Your Credit Score plays a major role in your eligibility for a Personal Loan. Every lender (including us) will consider this score while evaluating your eligibility for a loan. A Credit Score is a 3 digit number representing your creditworthiness based on your credit history. A high Credit Score indicates a good history, that you’re a responsible borrower who will make timely repayments, making you a low-risk bet. At ICICI Bank (and for most well-established lenders), we require a credit score of 700 or above to approve a Personal Loan application, for both salaried and self-employed applicants.
Your income and employment stability are equally significant factors in determining your eligibility for a Personal Loan. Any financial institution will evaluate these to assess your current repayment capacity and future financial stability. Generally, salaried individuals with stable jobs and a regular source of income are considered to have a good profile. The minimum monthly salary required varies based on a few factors. At ICICI Bank, a salaried professional with a minimum monthly salary of Rs 30,000 is eligible, which can differ depending on certain factors.
Self-employed individuals too must show a steady source of income and a profitable business to be eligible for a Personal Loan. If you fall in this category, you have to submit Income Tax Returns, Salary Slips, Bank Statements and other income-related documents to verify your income and employment. ICICI Bank requires a minimum turnover - Rs 40 lakh for non-professionals and Rs 15 lakh for professionals, to be eligible for our Personal Loans for self-employed individuals. There is also a minimum profit after tax at Rs 2 lakh for proprietorship firms & self-employed individuals and Rs 1 lakh for non-professionals.

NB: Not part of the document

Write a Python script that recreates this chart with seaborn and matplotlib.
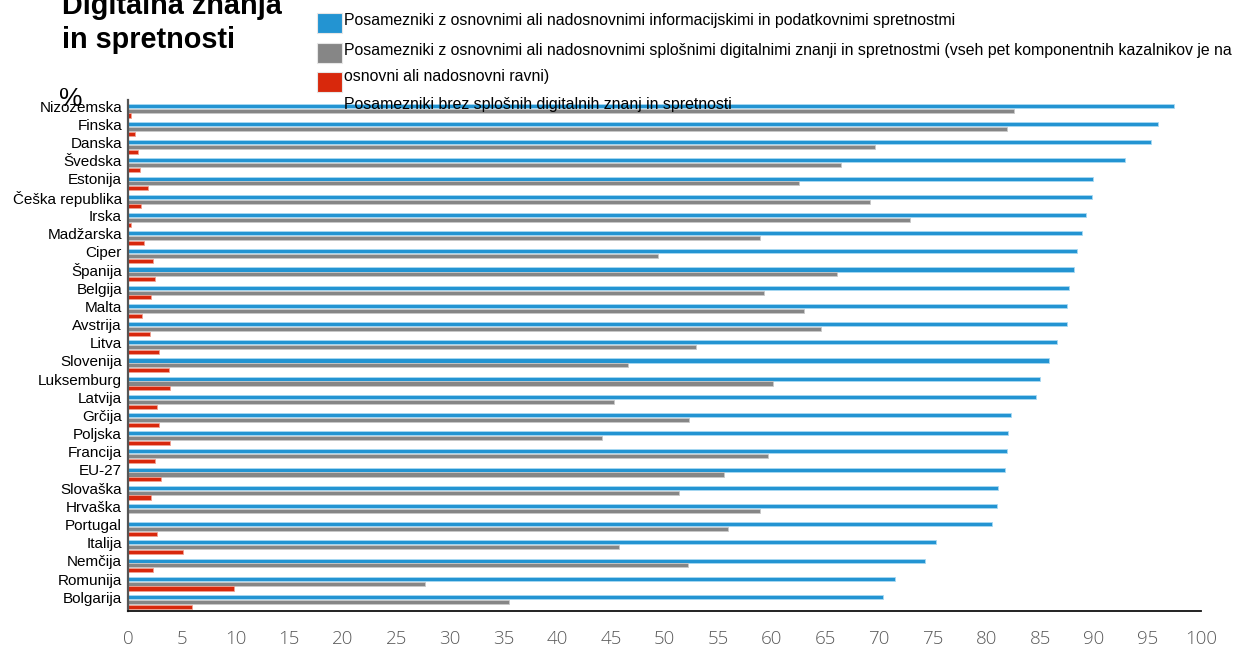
import matplotlib
matplotlib.use("Agg")
import matplotlib.pyplot as plt
import matplotlib.transforms as mtransforms
from matplotlib.patches import Rectangle
import seaborn as sns
import pandas as pd

# ---- data -------------------------------------------------------------
countries = [
    "Nizozemska", "Finska", "Danska", "Švedska", "Estonija", "Češka republika",
    "Irska", "Madžarska", "Ciper", "Španija", "Belgija", "Malta", "Avstrija",
    "Litva", "Slovenija", "Luksemburg", "Latvija", "Grčija", "Poljska",
    "Francija", "EU-27", "Slovaška", "Hrvaška", "Portugal", "Italija",
    "Nemčija", "Romunija", "Bolgarija",
]
info_data_skills = [
    97.5, 96.0, 95.3, 92.9, 89.9, 89.8, 89.3, 88.9, 88.4, 88.2, 87.7, 87.5,
    87.5, 86.6, 85.8, 85.0, 84.6, 82.3, 82.0, 81.9, 81.7, 81.1, 81.0, 80.5,
    75.3, 74.3, 71.5, 70.4,
]
basic_digital_skills = [
    82.6, 81.9, 69.6, 66.4, 62.5, 69.1, 72.9, 58.9, 49.4, 66.1, 59.3, 63.0,
    64.6, 52.9, 46.6, 60.1, 45.3, 52.3, 44.2, 59.6, 55.5, 51.3, 58.9, 55.9,
    45.7, 52.2, 27.7, 35.5,
]
no_digital_skills = [
    0.25, 0.6, 0.9, 1.05, 1.85, 1.15, 0.25, 1.5, 2.3, 2.5, 2.1, 1.3, 2.05,
    2.85, 3.75, 3.9, 2.65, 2.85, 3.85, 2.5, 3.05, 2.1, 0.0, 2.65, 5.1, 2.3,
    9.9, 5.9,
]
series_labels = [
    "Posamezniki z osnovnimi ali nadosnovnimi informacijskimi in podatkovnimi spretnostmi",
    "Posamezniki z osnovnimi ali nadosnovnimi splošnimi digitalnimi znanji in spretnostmi "
    "(vseh pet komponentnih kazalnikov je na osnovni ali nadosnovni ravni)",
    "Posamezniki brez splošnih digitalnih znanj in spretnosti",
]
series_colors = ["#2394d2", "#868686", "#d8280c"]
x_ticks = list(range(0, 101, 5))
title_lines = ["Digitalna znanja", "in spretnosti"]
unit_label = "%"

# ---- long-form table --------------------------------------------------
df = pd.DataFrame({
    "country": countries * 3,
    "value": info_data_skills + basic_digital_skills + no_digital_skills,
    "series": [series_labels[0]] * len(countries)
    + [series_labels[1]] * len(countries)
    + [series_labels[2]] * len(countries),
})

sns.set_style("white")
plt.rcParams["font.family"] = ["Liberation Sans", "DejaVu Sans"]
plt.rcParams["text.color"] = "black"

W, H = 1240, 648
fig = plt.figure(figsize=(W / 100, H / 100), dpi=100)
ax = fig.add_axes([128.3 / W, (H - 611.1) / H, (1201 - 128.3) / W, (611.1 - 100.1) / H])

sns.barplot(
    data=df, y="country", x="value", hue="series",
    hue_order=series_labels, palette=series_colors,
    orient="h", width=0.8, gap=0.16, legend=False, ax=ax,
    saturation=1,
)

# soft light edges around the bars
edge_cols = ["#a9d9f2", "#c9c9c9", "#f0a090"]
for cont, ec in zip(ax.containers, edge_cols):
    for bar in cont:
        bar.set_edgecolor(ec)
        bar.set_linewidth(0.6)

ax.set_xlim(0, 100)
ax.set_ylim(27.51, -0.58)
ax.set_xticks(x_ticks)
ax.set_xticklabels([str(t) for t in x_ticks])
ax.set_xlabel("")
ax.set_ylabel("")

for s in ("top", "right"):
    ax.spines[s].set_visible(False)
ax.spines["bottom"].set_color("#111111")
ax.spines["bottom"].set_linewidth(1.3)
ax.spines["left"].set_color("#555555")
ax.spines["left"].set_linewidth(1.6)

ax.tick_params(axis="x", length=4.5, width=1.0, color="#333333", pad=9,
               labelsize=13.5, labelcolor="#5a5a5a")
for lab in ax.get_xticklabels():
    lab.set_family(["Open Sans", "DejaVu Sans"])
    lab.set_fontweight("light")
ax.tick_params(axis="y", length=0, pad=4.5, labelsize=11, labelcolor="black")

# lift category labels a little toward the top bar of each group
lift = mtransforms.ScaledTranslation(0, 0.045, fig.dpi_scale_trans)
for lab in ax.get_yticklabels():
    lab.set_transform(lab.get_transform() + lift)

# ---- title and unit ---------------------------------------------------
fig.text(62 / W, (H - 14) / H, title_lines[0], fontsize=20.8, fontweight="bold",
         ha="left", va="baseline", color="black")
fig.text(62 / W, (H - 48) / H, title_lines[1], fontsize=20.8, fontweight="bold",
         ha="left", va="baseline", color="black")
fig.text(59 / W, (H - 106) / H, unit_label, fontsize=19, ha="left", va="baseline",
         color="black")

# ---- legend block -----------------------------------------------------
split_key = "je na "
cut = series_labels[1].index(split_key) + len(split_key)
legend_lines = [
    series_labels[0],
    series_labels[1][:cut].rstrip(),
    series_labels[1][cut:],
    series_labels[2],
]
patch_tops = [13, 43, 72]
for top, col in zip(patch_tops, series_colors):
    fig.add_artist(Rectangle((317 / W, (H - top - 20) / H), 25 / W, 20 / H,
                             transform=fig.transFigure, facecolor=col,
                             edgecolor="#e6e6e6", linewidth=0.8))
for yc, txt in zip([21, 50, 77, 104], legend_lines):
    fig.text(344 / W, (H - yc) / H, txt, fontsize=11.4, ha="left", va="center",
             color="black")

fig.savefig("out.png", dpi=100)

Your age determines your eligibility for a Personal Loan too. Borrowers should be within a certain age group, as they will be considered more likely to have stable income and repayment capacity for longer. At ICICI Bank, a salaried applicant should be at least 20 years old and not more than 65 years old at the time of loan maturity. For self-employed applicants, the minimum age is 28 years, 25 years (for doctors) and the maximum is 65 years.
Older applicants need not worry about more scrutiny from our end. A few additional documents are all that one needs to prove repayment capacity.

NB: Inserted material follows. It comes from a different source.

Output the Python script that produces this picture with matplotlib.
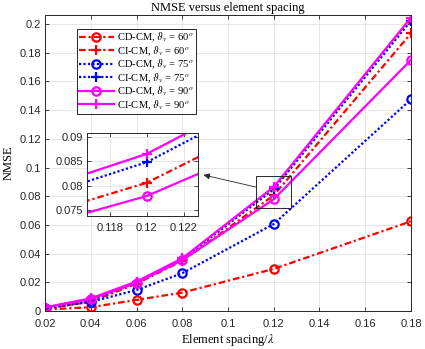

Your desired loan amount and tenure are other factors that affect your eligibility for a Personal Loan. Most repayment tenures range from 1 to 5 years. But with ICICI Bank, you can choose anywhere between 1 to 6 years. If you’re looking for a higher loan amount, you may also need a higher income and a good credit score.
The number of years you’ve been working or been in business will also be factored into your Personal Loan application. Salaried individuals need a minimum work experience of 2 years in their current job, while the self-employed, need to have been in business for at least 5 years, 3 for doctors.
Other factors that can be considered for Personal Loan Eligibility:
We do our best to bring customers the best deals. While many lenders do not give Personal Loans to self-employed individuals, we do! One needs at least a one year liability relationship (with a Current or Savings Account) with us, an active or successfully paid-off loan in the last 36 months.
This is the ratio of your monthly debt payments to your monthly income. A high debt-to-income ratio indicates you have too many financial obligations relative to your income, which may affect your eligibility for a Personal Loan. Usually, a less than 40-50% ratio is viable.
In summation:
A quick Personal Loan can be a great financial asset to meet any immediate or unplanned financial requirements. As a borrower, you must understand the eligibility criteria and other factors that affect your Personal Loan application. If your current standing does not get you good Loan deals, take the necessary steps to rectify the situation.
Start by evaluating your financial situation, move on to improving your credit score, reduce outstanding balances and finally maintaining a stable income and employment. This will increase your chances of approval for Personal Loan offers not just from us, but from any lender.